Ana Paula Silva é doutora (2003) em Biologia com especialização em Biologia Celular e licenciada em Biologia (1998) pela Faculdade de Ciências e Tecnologias da Universidade de Coimbra. Mais ainda, realizou um pós-doutoramento (2003-2005) no Centro de Neurociências e Biologia Celular da Universidade de Coimbra e é certificada pela Federation of European Laboratory Animal Science Associations (FELASA) em Experimentação Animal. Atualmente é coordenadora do grupo de “Neuropsychopharmacology and Brain Disorders” no Instituto de Investigação Clínica e Biomédica da Faculdade de Medicina da Universidade de Coimbra (iCBR-FMUC), membro do Conselho Científico do iCBR-FMUC, investigadora no projeto Europeu "Let’s Talk about Children" e regente da unidade curricular de Investigação Aplicada II do Mestrado Integrado em Medicina (MIM) na FMUC. Periodicamente, dinamiza atividades de comunicação de ciência para os níveis de ensino básico e secundário. “O Cérebro e as Drogas”, que já conta com várias edições, é uma palestra da sua autoria que aborda a interferência das substâncias ilícitas no cérebro e consequências no comportamento.

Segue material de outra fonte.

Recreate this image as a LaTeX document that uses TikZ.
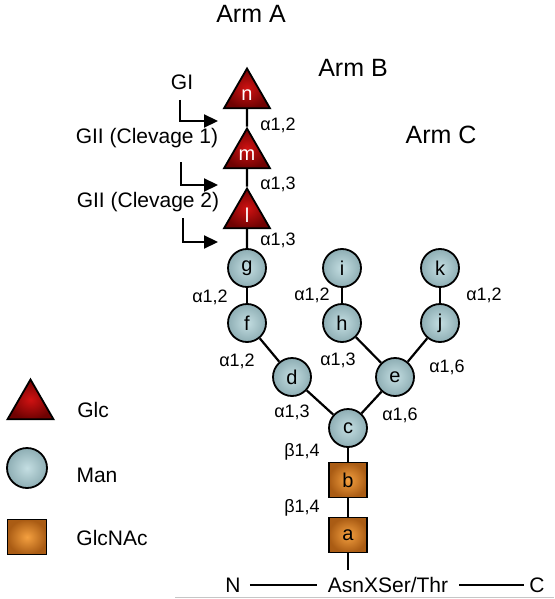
\documentclass[tikz,border=0pt]{standalone}
\usepackage{fontspec}
\setmainfont{Liberation Sans}
\usetikzlibrary{shapes.geometric,arrows.meta}
\definecolor{glcin}{HTML}{D01212}
\definecolor{glcout}{HTML}{700202}
\definecolor{manin}{HTML}{C4DEE2}
\definecolor{manout}{HTML}{8EAEB4}
\definecolor{gnin}{HTML}{F4A040}
\definecolor{gnout}{HTML}{AA5C14}
\tikzset{
  glc/.style={regular polygon, regular polygon sides=3, minimum size=53pt, inner sep=0pt,
    draw=black, line width=1.8pt, inner color=glcin, outer color=glcout,
    text=white, font=\fontsize{20}{22}\selectfont},
  man/.style={circle, minimum size=38pt, inner sep=0pt, draw=black, line width=1.8pt,
    inner color=manin, outer color=manout, font=\fontsize{20}{22}\selectfont},
  glcnac/.style={rectangle, minimum width=38pt, minimum height=35pt, inner sep=0pt,
    draw=black, line width=1.8pt, inner color=gnin, outer color=gnout,
    font=\fontsize{20}{22}\selectfont},
  lbl/.style={inner sep=0pt, font=\fontsize{18}{20}\selectfont},
  txt/.style={inner sep=3pt, font=\fontsize{21}{24}\selectfont},
  armtxt/.style={inner sep=0pt, font=\fontsize{25}{28}\selectfont},
  link/.style={line width=2.2pt},
  arr/.style={line width=2.2pt, -{Triangle[length=14pt,width=13pt]}}
}
\begin{document}
\begin{tikzpicture}[x=1pt,y=-1pt]
\useasboundingbox (0,0) rectangle (554,599);
% arm labels
\node[armtxt] (armA) at (251,14) {Arm A};
\node[armtxt] (armB) at (353,68) {Arm B};
\node[armtxt] (armC) at (441,135) {Arm C};
% glucoses
\node[glc] (n) at (247,95) {n};
\node[glc] (m) at (247,155) {m};
\node[glc] (l) at (247,215) {l};
% mannoses
\node[man] (g) at (247,268) {g};
\node[man] (f) at (247,323) {f};
\node[man] (d) at (292,377) {d};
\node[man] (c) at (348,428) {c};
\node[man] (e) at (395,377) {e};
\node[man] (h) at (342,323) {h};
\node[man] (i) at (342,268) {i};
\node[man] (j) at (440,323) {j};
\node[man] (k) at (440,268) {k};
% GlcNAc
\node[glcnac] (b) at (348,480) {b};
\node[glcnac] (a) at (348,535) {a};
\coordinate (pep) at (348,570);
% links
\draw[link] (n) -- (m);
\draw[link] (m) -- (l);
\draw[link] (l) -- (g);
\draw[link] (g) -- (f);
\draw[link] (f) -- (d);
\draw[link] (d) -- (c);
\draw[link] (c) -- (e);
\draw[link] (e) -- (h);
\draw[link] (h) -- (i);
\draw[link] (e) -- (j);
\draw[link] (j) -- (k);
\draw[link] (c) -- (b);
\draw[link] (b) -- (a);
\draw[link] (a) -- (pep);
% linkage labels
\node[lbl] (l1) at (278,125) {α1,2};
\node[lbl] (l2) at (278,184) {α1,3};
\node[lbl] (l3) at (278,240) {α1,3};
\node[lbl] (l4) at (210,297) {α1,2};
\node[lbl] (l5) at (237,361) {α1,2};
\node[lbl] (l6) at (292,412) {α1,3};
\node[lbl] (l7) at (312,295) {α1,2};
\node[lbl] (l8) at (338,360) {α1,3};
\node[lbl] (l9) at (484,295) {α1,2};
\node[lbl] (l10) at (447,367) {α1,6};
\node[lbl] (l11) at (400,415) {α1,6};
\node[lbl] (l12) at (302,452) {β1,4};
\node[lbl] (l13) at (302,508) {β1,4};
% glucosidase labels and arrows
\node[txt, inner sep=0pt] (gi) at (182,82) {GI};
\node[txt, inner sep=0pt] (gii1) at (147,138) {GII (Clevage 1)};
\node[txt, inner sep=0pt] (gii2) at (148,202) {GII (Clevage 2)};
\coordinate (a1s) at (180,100);
\coordinate (a1e) at (218,121);
\coordinate (a2s) at (181,162);
\coordinate (a2e) at (218,185);
\coordinate (a3s) at (183,218);
\coordinate (a3e) at (218,242);
\draw[arr] (a1s) |- (a1e);
\draw[arr] (a2s) |- (a2e);
\draw[arr] (a3s) |- (a3e);
% peptide
\node[txt] (N) at (233,585) {N};
\node[txt] (asn) at (388,585) {AsnXSer/Thr};
\node[txt] (C) at (537,585) {C};
\draw[line width=1.5pt] ([xshift=6pt]N.east) -- ([xshift=-8pt]asn.west);
\draw[line width=1.5pt] ([xshift=8pt]asn.east) -- ([xshift=-2pt]C.west);
\coordinate (gl1) at (175,597);
\coordinate (gl2) at (554,597);
\draw[gray!45, line width=1pt] (gl1) -- (gl2);
% legend
\node[glc] (legglc) at (30.5,406) {};
\node[txt] (legglct) at (93,410) {Glc};
\node[man, minimum size=40pt] (legman) at (27,468) {};
\node[txt] (legmant) at (97,475) {Man};
\node[glcnac, minimum width=39pt] (legglcnac) at (27,537) {};
\node[txt] (legglcnact) at (112,538) {GlcNAc};
\end{tikzpicture}
\end{document}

Joaquim Cerejeira é doutor (2012) e licenciado (2002) em Medicina pela FMUC. Possui um Executive Masters (2013) em Gestão de Unidades de Saúde pela Católica Porto Business School e uma pós-graduação (2021) em Avaliação do Dano Corporal pelo Centro de Estudos de Pós-Graduação em Medicina Legal. Em 2010 obteve o título de especialista em Psiquiatria e foi assistente graduado na ULS Coimbra entre 2020 e 2023. Atualmente, é diretor clínico da Unidade Psiquiátrica Privada de Aveiro e da Unidade Psiquiátrica Privada de Coimbra, professor auxiliar na Universidade de Coimbra, professor auxiliar convidado na Universidade da Beira Interior e investigador no iCBR-FMUC, onde coordena o projeto “Let’s Talk About Children”. Exerceu funções como professor adjunto na Escola Superior de Enfermagem de Coimbra.